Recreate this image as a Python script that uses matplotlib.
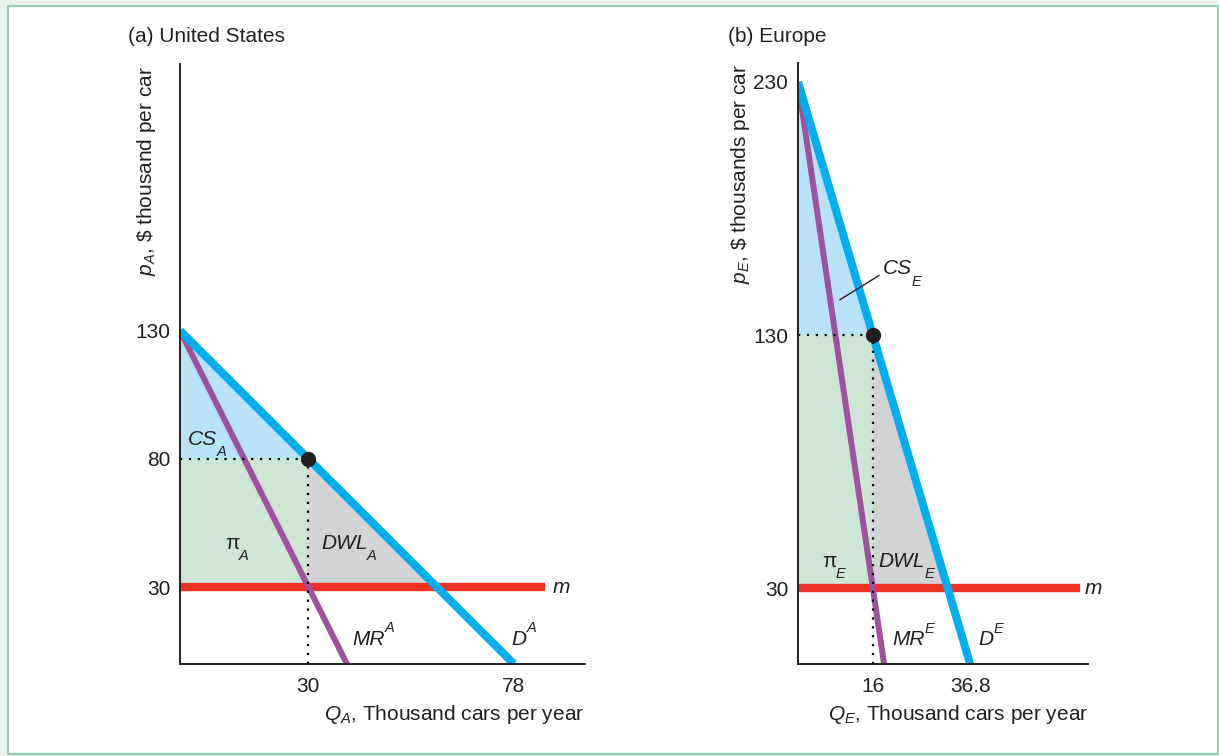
import matplotlib
matplotlib.use("Agg")
import matplotlib.pyplot as plt
from matplotlib.patches import Rectangle

plt.rcParams['font.family'] = ['Liberation Sans', 'DejaVu Sans']
plt.rcParams['mathtext.fontset'] = 'custom'
plt.rcParams['mathtext.rm'] = 'Liberation Sans'
plt.rcParams['mathtext.it'] = 'Liberation Sans:italic'

# United States
us_choke = 130      # demand intercept, p
us_qmax = 78        # demand hits zero
us_q = 30           # monopoly quantity
us_p = 80           # monopoly price
us_mc = 30          # marginal cost m
us_yticks = [30, 80, 130]
us_xticks = [30, 78]

# Europe
eu_choke = 230
eu_qmax = 36.8
eu_q = 16
eu_p = 130
eu_mc = 30
eu_yticks = [30, 130, 230]
eu_xticks = [16, 36.8]

BLUE = '#00aeef'
PURPLE = '#9e519f'
RED = '#ee3124'
CS_COL = '#b9e2f6'
PI_COL = '#cce5d5'
DWL_COL = '#d1d3d4'
INK = '#231f20'
FS = 15
SFS = 10.5

fig = plt.figure(figsize=(12.19, 7.56), dpi=100, facecolor='#e9f3ed')
fig.patches.append(Rectangle((8 / 1219, 2 / 756), 1210 / 1219, 748 / 756,
                             transform=fig.transFigure, facecolor='white',
                             edgecolor='#93cfb1', lw=1.5, zorder=-5))

ax1 = fig.add_axes([180 / 1219, 1 - 664 / 756, 405 / 1219, 600 / 756])
ax2 = fig.add_axes([798 / 1219, 1 - 664 / 756, 290 / 1219, 601 / 756])


def panel(ax, choke, qmax, q, p, mc, xticks, yticks, xmax, ymax, mend):
    ax.set_facecolor('none')
    ax.set_zorder(2)
    slope = choke / qmax
    qc = (choke - mc) / slope   # demand meets m
    # areas
    ax.fill([0, 0, q], [choke, p, p], color=CS_COL, lw=0, zorder=1)
    ax.fill([0, q, q, 0], [mc, mc, p, p], color=PI_COL, lw=0, zorder=1)
    ax.fill([q, q, qc], [p, mc, mc], color=DWL_COL, lw=0, zorder=1)
    # curves
    ax.plot([0, qmax], [choke, 0], color=BLUE, lw=5.8, solid_capstyle='butt', zorder=4)
    ax.plot([0, qmax / 2], [choke, 0], color=PURPLE, lw=4.3, solid_capstyle='butt', zorder=3)
    ax.plot([0, mend], [mc, mc], color=RED, lw=6, solid_capstyle='butt', zorder=2)
    # monopoly point
    ax.plot([0, q], [p, p], color='black', lw=1.6, ls=(0, (1, 3)), zorder=5)
    ax.plot([q, q], [0, p], color='black', lw=1.6, ls=(0, (1, 3)), zorder=5)
    ax.plot([q], [p], 'o', color=INK, ms=10, zorder=6)

    ax.set_xlim(0, xmax)
    ax.set_ylim(0, ymax)
    ax.set_xticks(xticks)
    ax.set_xticklabels([('%g' % v) for v in xticks])
    ax.set_yticks(yticks)
    ax.tick_params(length=0, labelsize=FS, colors=INK)
    ax.tick_params(axis='y', pad=7)
    ax.tick_params(axis='x', pad=9)
    for s in ['top', 'right']:
        ax.spines[s].set_visible(False)
    for s in ['left', 'bottom']:
        ax.spines[s].set_linewidth(1.4)
        ax.spines[s].set_color(INK)
        ax.spines[s].set_zorder(7)


def label(ax, x, y, main, sub=None, sup=None, upright=False):
    t = ax.text(x, y, main, fontsize=FS, color=INK, va='baseline',
                style='normal' if upright else 'italic', zorder=8)
    if sub:
        ax.annotate(sub, xy=(1, 0), xycoords=t, xytext=(-0.5, -5.5),
                    textcoords='offset points', fontsize=SFS, style='italic',
                    color=INK, va='baseline', zorder=8)
    if sup:
        ax.annotate(sup, xy=(1, 0), xycoords=t, xytext=(0, 12),
                    textcoords='offset points', fontsize=SFS, style='italic',
                    color=INK, va='baseline', zorder=8)


panel(ax1, us_choke, us_qmax, us_q, us_p, us_mc, us_xticks, us_yticks, 94.6, 234, 85.3)
panel(ax2, eu_choke, eu_qmax, eu_q, eu_p, eu_mc, eu_xticks, eu_yticks, 62, 237.5, 60.3)

# US labels
label(ax1, 1.9, 85.5, 'CS', sub='A')
label(ax1, 10.5, 45, 'π', sub='A', upright=True)
label(ax1, 33.0, 45, 'DWL', sub='A')
label(ax1, 87.1, 27.5, 'm')
label(ax1, 40.2, 7.6, 'MR', sup='A')
label(ax1, 77.4, 7.6, 'D', sup='A')

# Europe labels
label(ax2, 18.2, 154, 'CS', sub='E')
ax2.plot([9.0, 17.3], [144, 153.5], color=INK, lw=1, zorder=8)
label(ax2, 5.1, 38.5, 'π', sub='E', upright=True)
label(ax2, 17.2, 38.5, 'DWL', sub='E')
label(ax2, 61.2, 27.5, 'm')
label(ax2, 20.2, 7.4, 'MR', sup='E')
label(ax2, 38.6, 7.4, 'D', sup='E')

# axis titles
ft = dict(fontsize=FS, color=INK)
fig.text(128 / 1219, 1 - 42 / 756, '(a) United States', ha='left', va='baseline', **ft)
fig.text(728 / 1219, 1 - 42 / 756, '(b) Europe', ha='left', va='baseline', **ft)
fig.text(147 / 1219, 1 - 66 / 756, r'$p_A$, \$ thousand per car', rotation=90,
         ha='center', va='top', **ft)
fig.text(740 / 1219, 1 - 64 / 756, r'$p_E$, \$ thousands per car', rotation=90,
         ha='center', va='top', **ft)
fig.text(584 / 1219, 1 - 720 / 756, r'$Q_A$, Thousand cars per year', ha='right',
         va='baseline', **ft)
fig.text(1088 / 1219, 1 - 720 / 756, r'$Q_E$, Thousand cars per year', ha='right',
         va='baseline', **ft)

fig.savefig('out.png', dpi=100, facecolor=fig.get_facecolor())
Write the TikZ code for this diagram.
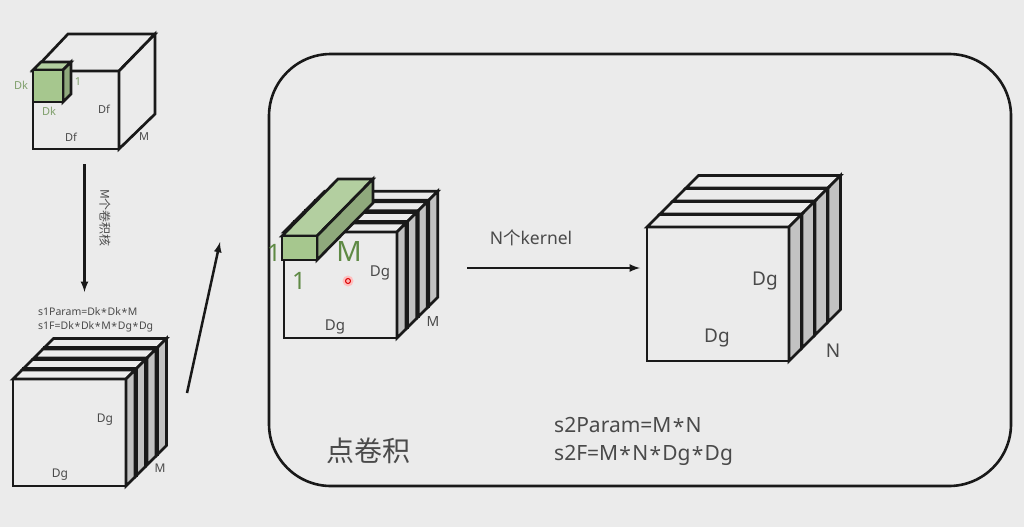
\documentclass[tikz,border=0pt]{standalone}
\usepackage{fontspec}
\setmainfont{Noto Sans}
\newfontfamily\cjk{Noto Sans CJK SC}
\usepackage{xcolor}
\usetikzlibrary{positioning}

\definecolor{bgpage}{HTML}{EBEBEB}
\definecolor{sidegray}{HTML}{C2C2C2}
\definecolor{txtgray}{HTML}{4A4A4A}
\definecolor{txtgreen}{HTML}{7F9F6B}
\definecolor{darkgreen}{HTML}{5F8A45}
\definecolor{frontgreen}{HTML}{A6C78E}
\definecolor{topgreen}{HTML}{B3CFA0}
\definecolor{sidegreen}{HTML}{8FA97C}

\tikzset{
    edgeline/.style = {draw=black!90, line width=2.7pt, line join=miter},
    txt/.style = {text=txtgray, inner sep=0pt},
    arrowline/.style = {-latex, black!90, line width=2.5pt},
}

\newcommand{\st}{\kern0.06em\raisebox{-0.22ex}{*}\kern0.06em}

% x, y, width, height, depth, shift between the slices
\newcommand{\stackcube}[6]{
    \foreach \k in {3,2,1,0} {
        \begin{scope}[shift={(\k*#6,-\k*#6)}]
            \filldraw[edgeline, fill=bgpage] (#1,#2) rectangle ++(#3,#4);
            \filldraw[edgeline, fill=bgpage] (#1,#2) -- ++(#5,-#5) -- ++(#3,0) -- ++(-#5,#5) -- cycle;
            \filldraw[edgeline, fill=sidegray] (#1+#3,#2) -- ++(#5,-#5) -- ++(0,#4) -- ++(-#5,#5) -- cycle;
        \end{scope}
    }
}

\begin{document}
\begin{tikzpicture}[x=1pt, y=-1pt]
    \fill[bgpage] (0,0) rectangle (1024,527);
    \useasboundingbox (0,0) rectangle (1024,527);

    % big frame
    \node[draw=black!90, line width=2.6pt, rounded corners=62pt, minimum width=742pt, minimum height=432pt, inner sep=0pt] (frame) at (640,270) {};

    % first cube
    \filldraw[edgeline, fill=bgpage] (33,71) rectangle (119,149);
    \filldraw[edgeline, fill=bgpage] (33,71) -- (68,34) -- (155,34) -- (119,71) -- cycle;
    \filldraw[edgeline, fill=bgpage] (119,71) -- (155,34) -- (155,114) -- (119,149) -- cycle;
    \filldraw[edgeline, fill=topgreen] (33,70) -- (41,62) -- (71,62) -- (63,70) -- cycle;
    \filldraw[edgeline, fill=sidegreen] (63,70) -- (71,62) -- (71,94) -- (63,102) -- cycle;
    \filldraw[edgeline, fill=frontgreen] (33,70) rectangle (63,102);

    \node[txt, text=txtgreen, font=\fontsize{11}{13}\selectfont] (dk1) at (21,85) {Dk};
    \node[txt, text=txtgreen, font=\fontsize{11}{13}\selectfont] (one1) at (78,82) {1};
    \node[txt, text=txtgreen, font=\fontsize{11}{13}\selectfont] (dk2) at (49,111) {Dk};
    \node[txt, font=\fontsize{11}{13}\selectfont] (df1) at (104,109) {Df};
    \node[txt, font=\fontsize{11}{13}\selectfont] (df2) at (71,137) {Df};
    \node[txt, font=\fontsize{11}{13}\selectfont] (m1) at (144,137) {M};

    \coordinate (a1) at (84.5,164);
    \coordinate (a2) at (84.5,292);
    \path[arrowline] (a1) edge (a2);
    \node[txt, rotate=-90, font=\cjk\fontsize{12}{13}\selectfont] (mkernel) at (105,218) {M个卷积核};

    \node[txt, anchor=west, font=\fontsize{10.5}{13}\selectfont] (s1param) at (38,312) {s1Param=Dk\st Dk\st M};
    \node[txt, anchor=west, font=\fontsize{10.5}{13}\selectfont] (s1f) at (38,327) {s1F=Dk\st Dk\st M\st Dg\st Dg};

    % left stack
    \stackcube{13}{379}{113}{107}{9}{10.5}
    \node[txt, font=\fontsize{12}{14}\selectfont] (dg1) at (105,420) {Dg};
    \node[txt, font=\fontsize{12}{14}\selectfont] (dg2) at (60,475) {Dg};
    \node[txt, font=\fontsize{12}{14}\selectfont] (m2) at (160,468) {M};

    \coordinate (b1) at (187,393);
    \coordinate (b2) at (220,242);
    \path[arrowline] (b1) edge (b2);

    % middle stack
    \stackcube{284}{232}{113}{106}{9}{10.6}
    \filldraw[edgeline, fill=topgreen] (282,236) -- (338,179) -- (373,179) -- (317,236) -- cycle;
    \filldraw[edgeline, fill=sidegreen] (317,236) -- (373,179) -- (373,203) -- (317,260) -- cycle;
    \filldraw[edgeline, fill=frontgreen] (282,236) rectangle (317,260);

    \node[txt, text=darkgreen, font=\fontsize{24}{26}\selectfont] (one2) at (274,253) {1};
    \node[txt, text=darkgreen, font=\fontsize{28}{30}\selectfont] (m3) at (349,252) {M};
    \node[txt, text=darkgreen, font=\fontsize{24}{26}\selectfont] (one3) at (299,281) {1};
    \node[txt, font=\fontsize{15}{17}\selectfont] (dg3) at (380,273) {Dg};
    \node[txt, font=\fontsize{15}{17}\selectfont] (dg4) at (335,327) {Dg};
    \node[txt, font=\fontsize{14}{16}\selectfont] (m4) at (433,321) {M};

    % pointer
    \node[circle, fill=red!25, minimum size=11pt, inner sep=0pt] (halo) at (348,281) {};
    \node[circle, draw=red!85!black, fill=red!30, line width=1pt, minimum size=5pt, inner sep=0pt] (dot) at (348,281) {};

    \coordinate (c1) at (467,268);
    \coordinate (c2) at (640,268);
    \path[arrowline] (c1) edge (c2);
    \node[txt, font=\fontsize{17.5}{20}\selectfont] (nkernel) at (531,238) {N{\cjk 个}kernel};

    % right stack
    \stackcube{647}{227}{142}{134}{12.5}{13}
    \node[txt, font=\fontsize{19}{21}\selectfont] (dg5) at (765,281) {Dg};
    \node[txt, font=\fontsize{19}{21}\selectfont] (dg6) at (717,338) {Dg};
    \node[txt, font=\fontsize{19}{21}\selectfont] (n1) at (833,351) {N};

    \node[txt, font=\cjk\fontsize{28}{30}\selectfont] (point) at (368,451) {点卷积};
    \node[txt, anchor=west, font=\fontsize{21}{24}\selectfont] (s2param) at (554,426) {s2Param=M\st N};
    \node[txt, anchor=west, font=\fontsize{21}{24}\selectfont] (s2f) at (554,455) {s2F=M\st N\st Dg\st Dg};
\end{tikzpicture}
\end{document}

* * *

OBJECTIVE:
Above are the records; repeat their lines from the first through the line containing "ax2 = fig.add_axes([798", and leave out each picture.

WRITTEN SOLUTION:
Recreate this image as a Python script that uses matplotlib.
import matplotlib
matplotlib.use("Agg")
import matplotlib.pyplot as plt
from matplotlib.patches import Rectangle

plt.rcParams['font.family'] = ['Liberation Sans', 'DejaVu Sans']
plt.rcParams['mathtext.fontset'] = 'custom'
plt.rcParams['mathtext.rm'] = 'Liberation Sans'
plt.rcParams['mathtext.it'] = 'Liberation Sans:italic'

# United States
us_choke = 130      # demand intercept, p
us_qmax = 78        # demand hits zero
us_q = 30           # monopoly quantity
us_p = 80           # monopoly price
us_mc = 30          # marginal cost m
us_yticks = [30, 80, 130]
us_xticks = [30, 78]

# Europe
eu_choke = 230
eu_qmax = 36.8
eu_q = 16
eu_p = 130
eu_mc = 30
eu_yticks = [30, 130, 230]
eu_xticks = [16, 36.8]

BLUE = '#00aeef'
PURPLE = '#9e519f'
RED = '#ee3124'
CS_COL = '#b9e2f6'
PI_COL = '#cce5d5'
DWL_COL = '#d1d3d4'
INK = '#231f20'
FS = 15
SFS = 10.5

fig = plt.figure(figsize=(12.19, 7.56), dpi=100, facecolor='#e9f3ed')
fig.patches.append(Rectangle((8 / 1219, 2 / 756), 1210 / 1219, 748 / 756,
                             transform=fig.transFigure, facecolor='white',
                             edgecolor='#93cfb1', lw=1.5, zorder=-5))

ax1 = fig.add_axes([180 / 1219, 1 - 664 / 756, 405 / 1219, 600 / 756])
ax2 = fig.add_axes([798 / 1219, 1 - 664 / 756, 290 / 1219, 601 / 756])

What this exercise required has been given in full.